MGMT singles chronology
| "Congratulations" (2010) | "Alien Days" (2013) | "Your Life Is a Lie" (2013) |

Music video
- "Alien Days" on YouTube

= Alien Days =

"Alien Days" is the first single released from MGMT, the third album by MGMT, which was released as a cassette single on April 20, 2013. VanWyngarden explains the song as the feeling when "a parasitic alien is in your head, controlling things". The music video was filmed by indie director Sam Fleischner, which was the second video released for the promotion of the album. This was the first single released by MGMT since 2010's Congratulations.

==History==
MGMT demoed the song in February 2011. On March 30, 2012, the band premiered "Alien Days", at a show in Bogotá, Colombia, at the Festival Estereo Picnic.

On March 11, 2013, MGMT confirmed on their Twitter account that a Record Store Day release would be a cassette tape (with download card) of the studio version of "Alien Days", which became available on April 20. On March 22, 2013, RSD confirmed that this single will be a Record Store Day exclusive limited release.

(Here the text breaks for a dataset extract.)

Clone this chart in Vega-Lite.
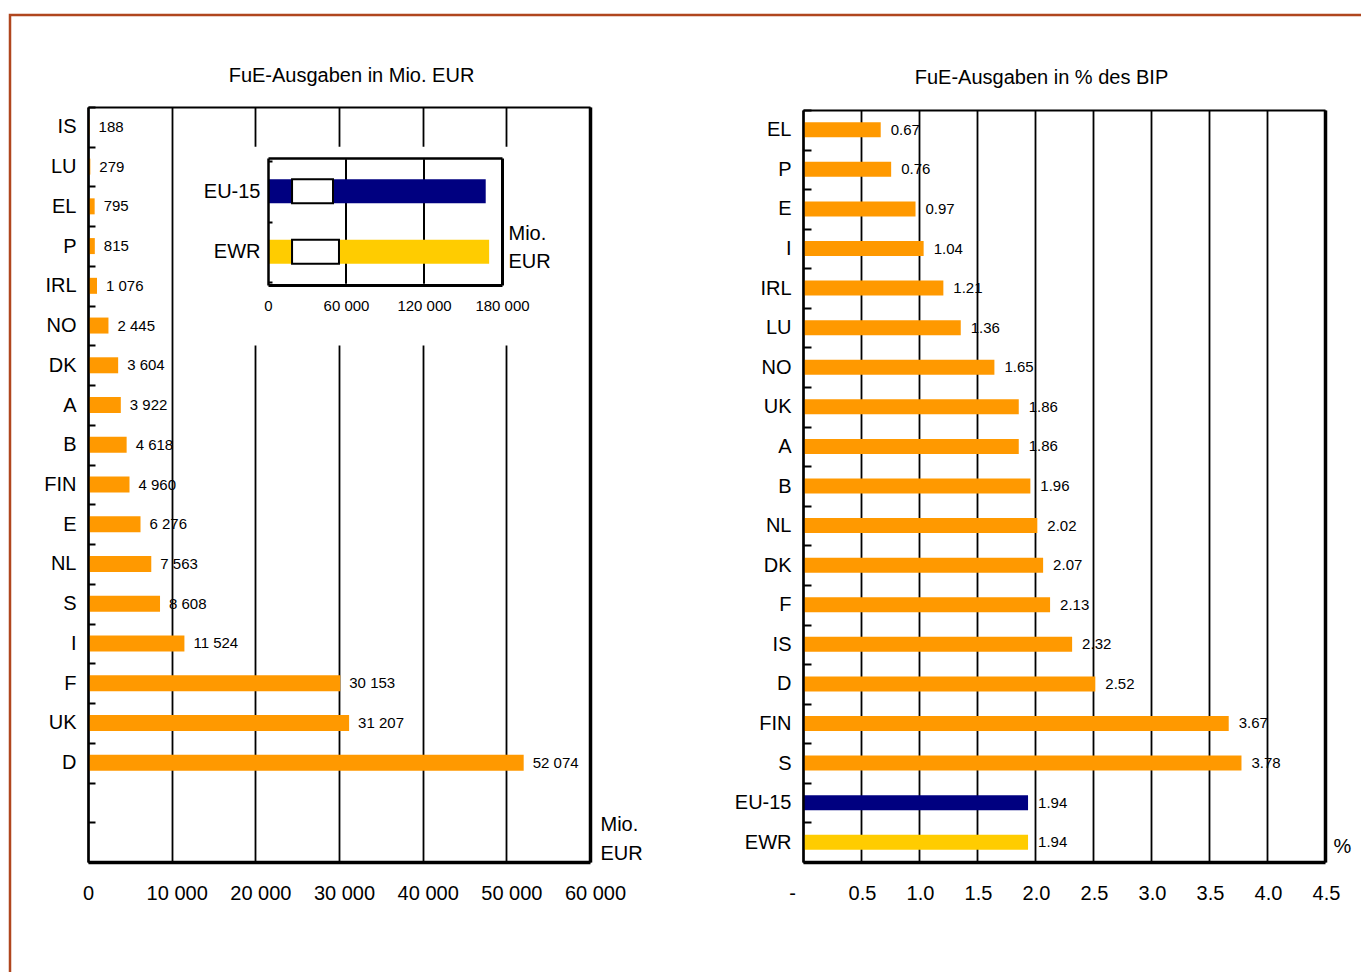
{
  "$schema": "https://vega.github.io/schema/vega-lite/v6.json",
  "width": 1361,
  "height": 972,
  "autosize": {"type": "none"},
  "padding": {"left": 10, "top": 15, "right": -10, "bottom": -15},
  "background": "white",
  "datasets": {
    "mio": [
      {"land": "IS", "mio": 188},
      {"land": "LU", "mio": 279},
      {"land": "EL", "mio": 795},
      {"land": "P", "mio": 815},
      {"land": "IRL", "mio": 1076},
      {"land": "NO", "mio": 2445},
      {"land": "DK", "mio": 3604},
      {"land": "A", "mio": 3922},
      {"land": "B", "mio": 4618},
      {"land": "FIN", "mio": 4960},
      {"land": "E", "mio": 6276},
      {"land": "NL", "mio": 7563},
      {"land": "S", "mio": 8608},
      {"land": "I", "mio": 11524},
      {"land": "F", "mio": 30153},
      {"land": "UK", "mio": 31207},
      {"land": "D", "mio": 52074}
    ],
    "insgesamt": [
      {"region": "EU-15", "mio": 167474, "bruch_von": 18500, "bruch_bis": 50000},
      {"region": "EWR", "mio": 170107, "bruch_von": 18500, "bruch_bis": 54600}
    ],
    "gitter_inset": [
      {"region": "EU-15", "gitter": 60000},
      {"region": "EWR", "gitter": 60000},
      {"region": "EU-15", "gitter": 120000},
      {"region": "EWR", "gitter": 120000}
    ],
    "bip": [
      {"land": "EL", "anteil": 0.67, "gruppe": "Land"},
      {"land": "P", "anteil": 0.76, "gruppe": "Land"},
      {"land": "E", "anteil": 0.97, "gruppe": "Land"},
      {"land": "I", "anteil": 1.04, "gruppe": "Land"},
      {"land": "IRL", "anteil": 1.21, "gruppe": "Land"},
      {"land": "LU", "anteil": 1.36, "gruppe": "Land"},
      {"land": "NO", "anteil": 1.65, "gruppe": "Land"},
      {"land": "UK", "anteil": 1.86, "gruppe": "Land"},
      {"land": "A", "anteil": 1.86, "gruppe": "Land"},
      {"land": "B", "anteil": 1.96, "gruppe": "Land"},
      {"land": "NL", "anteil": 2.02, "gruppe": "Land"},
      {"land": "DK", "anteil": 2.07, "gruppe": "Land"},
      {"land": "F", "anteil": 2.13, "gruppe": "Land"},
      {"land": "IS", "anteil": 2.32, "gruppe": "Land"},
      {"land": "D", "anteil": 2.52, "gruppe": "Land"},
      {"land": "FIN", "anteil": 3.67, "gruppe": "Land"},
      {"land": "S", "anteil": 3.78, "gruppe": "Land"},
      {"land": "EU-15", "anteil": 1.94, "gruppe": "EU-15"},
      {"land": "EWR", "anteil": 1.94, "gruppe": "EWR"}
    ]
  },
  "config": {
    "font": "Liberation Sans",
    "view": {"stroke": "#B0461E", "strokeWidth": 2.5},
    "axis": {
      "labelColor": "#000",
      "labelFontSize": 20,
      "labelFont": "Liberation Sans",
      "titleFont": "Liberation Sans",
      "titleColor": "#000",
      "titleFontSize": 20,
      "titleFontWeight": "normal",
      "domainColor": "#000",
      "tickColor": "#000",
      "gridColor": "#000",
      "gridOpacity": 1,
      "labelFlush": false,
      "labelOverlap": false
    },
    "text": {"color": "#000"},
    "locale": {"number": {"decimal": ".", "thousands": " ", "grouping": [3], "currency": ["", ""]}}
  },
  "layer": [
    {
      "data": {"name": "mio"},
      "layer": [
        {
          "mark": {"type": "bar", "color": "#FF9900", "size": 16},
          "encoding": {
            "x": {
              "field": "mio", "type": "quantitative",
              "scale": {"domain": [0, 60000], "range": [78, 580], "nice": false},
              "axis": {
                "orient": "top", "offset": -92,
                "values": [0, 10000, 20000, 30000, 40000, 50000, 60000],
                "grid": true, "gridWidth": 1.8,
                "domain": true, "domainWidth": 2,
                "ticks": false, "tickSize": 0, "labels": false,
                "title": "FuE-Ausgaben in Mio. EUR",
                "titleX": 341, "titleY": -26, "titleAlign": "center", "titleBaseline": "alphabetic",
                "zindex": 0
              }
            },
            "y": {
              "field": "land", "type": "nominal", "sort": null,
              "scale": {
                "domain": ["IS", "LU", "EL", "P", "IRL", "NO", "DK", "A", "B", "FIN", "E", "NL", "S", "I", "F", "UK", "D", "EU-15", "EWR"],
                "range": [92, 847], "paddingInner": 0, "paddingOuter": 0
              },
              "axis": {
                "orient": "left", "offset": -78,
                "domainWidth": 2.5,
                "ticks": true, "tickBand": "extent", "tickSize": -7, "tickWidth": 2,
                "labelPadding": 19,
                "labelExpr": "datum.value === 'EU-15' || datum.value === 'EWR' ? '' : datum.value",
                "title": null, "zindex": 1
              }
            }
          }
        },
        {
          "mark": {"type": "text", "align": "left", "baseline": "middle", "dx": 9, "fontSize": 15},
          "encoding": {
            "x": {
              "field": "mio", "type": "quantitative",
              "axis": {
                "orient": "bottom", "offset": -125,
                "values": [0, 10000, 20000, 30000, 40000, 50000, 60000],
                "grid": false, "domainWidth": 3.5,
                "ticks": false, "tickSize": 0, "labelPadding": 21,
                "format": ",d",
                "labelOffset": {"condition": {"test": "datum.value === 0", "value": 0}, "value": 5},
                "title": ["Mio.", "EUR"],
                "titleX": 590, "titleY": -32, "titleAlign": "left", "titleBaseline": "alphabetic", "titleLineHeight": 29,
                "zindex": 1
              }
            },
            "y": {
              "field": "land", "type": "nominal",
              "axis": {"orient": "right", "offset": -781, "domainWidth": 3.5, "ticks": false, "labels": false, "title": null, "zindex": 1}
            },
            "text": {"field": "mio", "type": "quantitative", "format": ",d"}
          }
        },
        {
          "data": {"values": [{}]},
          "mark": {"type": "rect", "color": "white"},
          "encoding": {
            "x": {"datum": 11500, "type": "quantitative", "axis": null},
            "x2": {"datum": 60000},
            "y": {"datum": "LU", "type": "nominal", "bandPosition": 0, "axis": null},
            "y2": {"datum": "DK", "bandPosition": 0}
          }
        }
      ],
      "resolve": {"axis": {"x": "independent", "y": "independent"}}
    },
    {
      "layer": [
        {
          "data": {"name": "gitter_inset"},
          "mark": {"type": "tick", "color": "#000", "thickness": 2, "size": 64, "opacity": 1},
          "encoding": {
            "x": {
              "field": "gitter", "type": "quantitative",
              "scale": {"domain": [0, 180000], "range": [258, 492], "nice": false},
              "axis": {"orient": "top", "offset": -143, "domainWidth": 2.5, "ticks": false, "tickSize": 0, "labels": false, "grid": false, "title": null, "zindex": 1}
            },
            "y": {
              "field": "region", "type": "nominal",
              "scale": {"domain": ["EU-15", "EWR"], "range": [143, 270], "paddingInner": 0, "paddingOuter": 0.05},
              "axis": {"orient": "left", "offset": -258, "domainWidth": 2.5, "ticks": true, "tickBand": "extent", "tickSize": -4, "tickWidth": 2, "labelPadding": 12, "title": null, "zindex": 1}
            }
          }
        },
        {
          "data": {"name": "insgesamt"},
          "mark": {"type": "bar", "size": 24},
          "encoding": {
            "x": {
              "field": "mio", "type": "quantitative",
              "axis": {
                "orient": "bottom", "offset": -702,
                "values": [0, 60000, 120000, 180000], "format": ",d",
                "labelFontSize": 15, "labelPadding": 13,
                "domainWidth": 3, "ticks": false, "tickSize": 0, "grid": false,
                "title": ["Mio.", "EUR"],
                "titleX": 498, "titleY": -46, "titleAlign": "left", "titleBaseline": "alphabetic", "titleLineHeight": 28,
                "zindex": 1
              }
            },
            "y": {
              "field": "region", "type": "nominal",
              "axis": {"orient": "right", "offset": -869, "labels": false, "ticks": false, "domainWidth": 3, "title": null, "zindex": 1}
            },
            "color": {
              "field": "region", "type": "nominal",
              "scale": {"domain": ["EU-15", "EWR"], "range": ["#000080", "#FFCC00"]},
              "legend": null
            }
          }
        },
        {
          "data": {"name": "insgesamt"},
          "mark": {"type": "bar", "size": 24, "fill": "white", "stroke": "#000", "strokeWidth": 2},
          "encoding": {
            "x": {"field": "bruch_von", "type": "quantitative", "axis": null},
            "x2": {"field": "bruch_bis"},
            "y": {"field": "region", "type": "nominal", "axis": null}
          }
        }
      ],
      "resolve": {"axis": {"x": "independent", "y": "independent"}}
    },
    {
      "data": {"name": "bip"},
      "layer": [
        {
          "mark": {"type": "bar", "size": 15},
          "encoding": {
            "x": {
              "field": "anteil", "type": "quantitative",
              "scale": {"domain": [0, 4.5], "range": [793, 1315], "nice": false},
              "axis": {
                "orient": "top", "offset": -95,
                "values": [0, 0.5, 1, 1.5, 2, 2.5, 3, 3.5, 4, 4.5],
                "grid": true, "gridWidth": 1.8,
                "domain": true, "domainWidth": 2,
                "ticks": false, "tickSize": 0, "labels": false,
                "title": "FuE-Ausgaben in % des BIP",
                "titleX": 1031, "titleY": -27, "titleAlign": "center", "titleBaseline": "alphabetic",
                "zindex": 0
              }
            },
            "y": {
              "field": "land", "type": "nominal", "sort": null,
              "scale": {
                "domain": ["EL", "P", "E", "I", "IRL", "LU", "NO", "UK", "A", "B", "NL", "DK", "F", "IS", "D", "FIN", "S", "EU-15", "EWR"],
                "range": [95, 847], "paddingInner": 0, "paddingOuter": 0
              },
              "axis": {
                "orient": "left", "offset": -793,
                "domainWidth": 2.5,
                "ticks": true, "tickBand": "extent", "tickSize": -8, "tickWidth": 2,
                "labelPadding": 20,
                "title": null, "zindex": 1
              }
            },
            "color": {
              "field": "gruppe", "type": "nominal",
              "scale": {"domain": ["Land", "EU-15", "EWR"], "range": ["#FF9900", "#000080", "#FFCC00"]},
              "legend": null
            }
          }
        },
        {
          "mark": {"type": "text", "align": "left", "baseline": "middle", "dx": 10, "fontSize": 15},
          "encoding": {
            "x": {
              "field": "anteil", "type": "quantitative",
              "axis": {
                "orient": "bottom", "offset": -125,
                "values": [0, 0.5, 1, 1.5, 2, 2.5, 3, 3.5, 4, 4.5],
                "grid": false, "domainWidth": 3.5,
                "ticks": false, "tickSize": 0, "labelPadding": 21,
                "format": ".1f",
                "labelExpr": "datum.value === 0 ? '-' : datum.label",
                "labelOffset": {"condition": {"test": "datum.value === 0", "value": -11}, "value": 1},
                "title": "%",
                "titleX": 1323, "titleY": -10, "titleAlign": "left", "titleBaseline": "alphabetic",
                "zindex": 1
              }
            },
            "y": {
              "field": "land", "type": "nominal",
              "axis": {"orient": "right", "offset": -46, "domainWidth": 3.5, "ticks": false, "labels": false, "title": null, "zindex": 1}
            },
            "text": {"field": "anteil", "type": "quantitative", "format": ".2f"}
          }
        }
      ],
      "resolve": {"axis": {"x": "independent", "y": "independent"}}
    }
  ],
  "resolve": {
    "scale": {"x": "independent", "y": "independent", "color": "independent"},
    "axis": {"x": "independent", "y": "independent"}
  }
}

On April 17, the band previewed the song in a stop motion video showing the unpacking of the cassette.

On October 31 the band premiered video via Noisey.

==Track listing==

Cassette Single
| No. | Title | Length |
|---|---|---|
| 1. | "Alien Days" (Side A) | 5:10 |
| 2. | "Message 7 from Hearty White" (Side B) | 5:15 |

==Personnel==
- Andrew VanWyngarden – vocals, guitar, bass, drums
- Ben Goldwasser – synths and samples
- Trevor – Child vocals

===Notes===

- A Trevor is the son of Cool Little Music Shop's owner at Fredonia, NY where the band purchase some of their instruments.